Her gripes about Brazil sound similar to those that plus-size women in the United States claim. But there’s one major difference: "They don’t have stores for big girls because they don’t want to support that. That’s why people have to be skinny," Li said.

The options in the United States may seem sparse, but the Medeiros’ feel they’ve found plus-size retail heaven here. When they traveled back to Brazil three years ago wearing their Torrid dresses and Victoria’s Secret lingerie at a shopping mall, full-figured women donning tent dresses stopped them, pleading for their shopping secrets. "Sorry," was their reply. "We bought it in Las Vegas."

Even the women who fit the thong bod prototype looked at the girls differently. "They don’t laugh at us," Li said. "The skinny girls looked at us like, ‘Oh my God, that’s nice’ because they don’t see that in Brazil."

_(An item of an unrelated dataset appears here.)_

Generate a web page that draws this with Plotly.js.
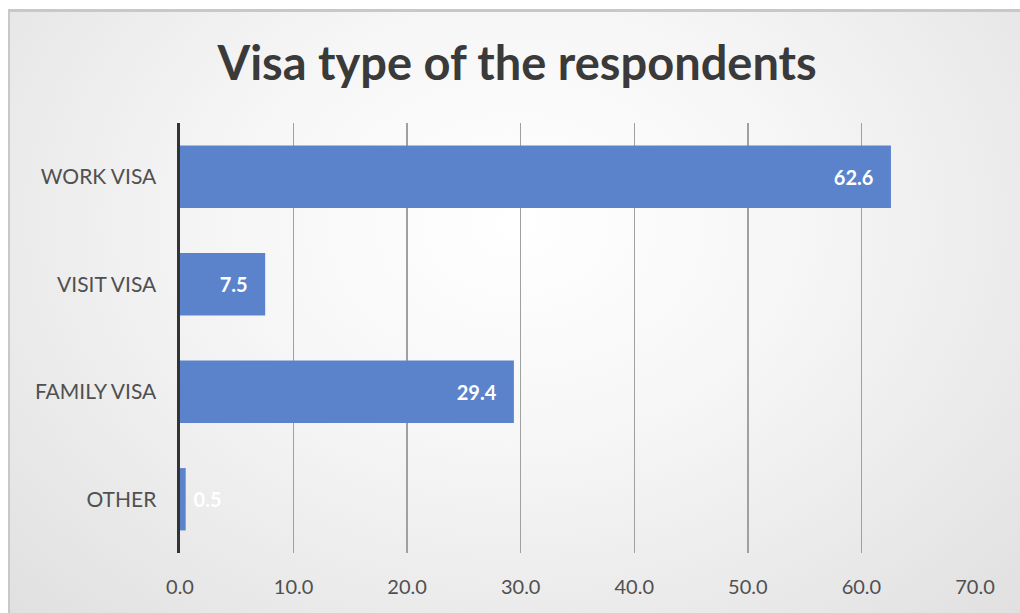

The unfair treatment toward women of their size only makes the two more fond of the United States and less enthusiastic about visits home, where they can barely make headway with the public, let alone the media. Here, the two say they feel like sex symbols. And, as sex symbols in Las Vegas, their size may be different but one fascination remains.

"They always ask, ‘Are these real?’ " said Li of her ample bosom. "Can I touch?"